Hi, everybody!
Well, hello whoever drops by.
Ever wondered if open minded people or a long term significant other actually is passive aggressively controlling you? For me I have to ignore its happening to truely accept the other. I think everyone does it time to time and it happens most when they want control or want something in return.
Try sharing your thoughts openly and seeing how much is returned. It's hardly equal. For me I prefer acquaintances over friends. Why so, you ask? Because there is no control being established. We are free to share as we please when our paths meet so to speak. Free open minded speech is more common.
Example, a co-worker annoyed the bajeebus out of me. They would rush taking my work load to give a good impression to supervisors. I enjoyed idle conversation but working with him was difficult. One day I just flat out told him just stop it, I can do the work, its not a race. Since then on, our team playing rolls and work relations are equally good. We needed not to get into a fight but I needed to stop his passive aggressive work habbits.

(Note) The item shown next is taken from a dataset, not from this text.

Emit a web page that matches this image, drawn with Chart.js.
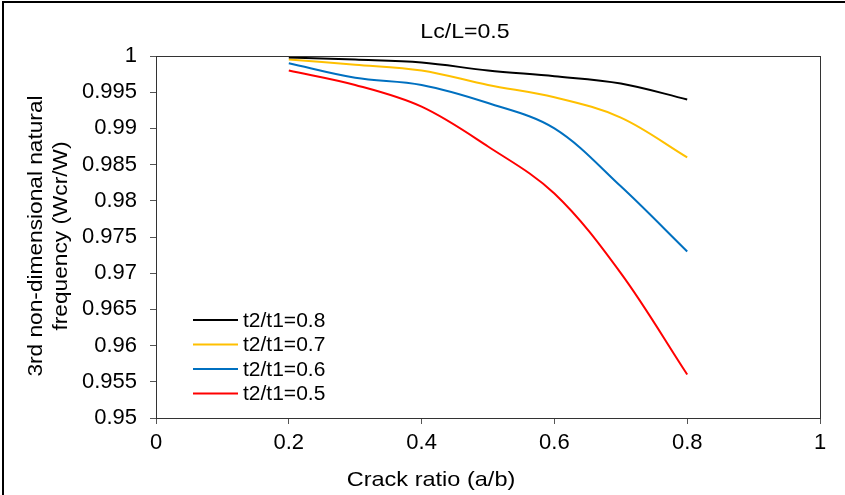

For me acquaintances are friends and friends are too difficult to manage with beyond just one. I do have one friend but I rather work with her than hang around her. Not that she is hard to accept, just too passive aggressive with her personal issues. The stuff nobody has the right to tell her to stop with sharing her troubles. If I did, I would not be as accepting of her. She needs to find it within herself to limit her passive aggression, so she can be able to chare concerns openly.
I have stopped visiting as much as I use to because of it, and she now realizes the impact it has done. But self control is her issue with passive aggression.
Rule of thumb for me... stop trying to control what is around you. The only real control you have is yourself. Everything else is perception.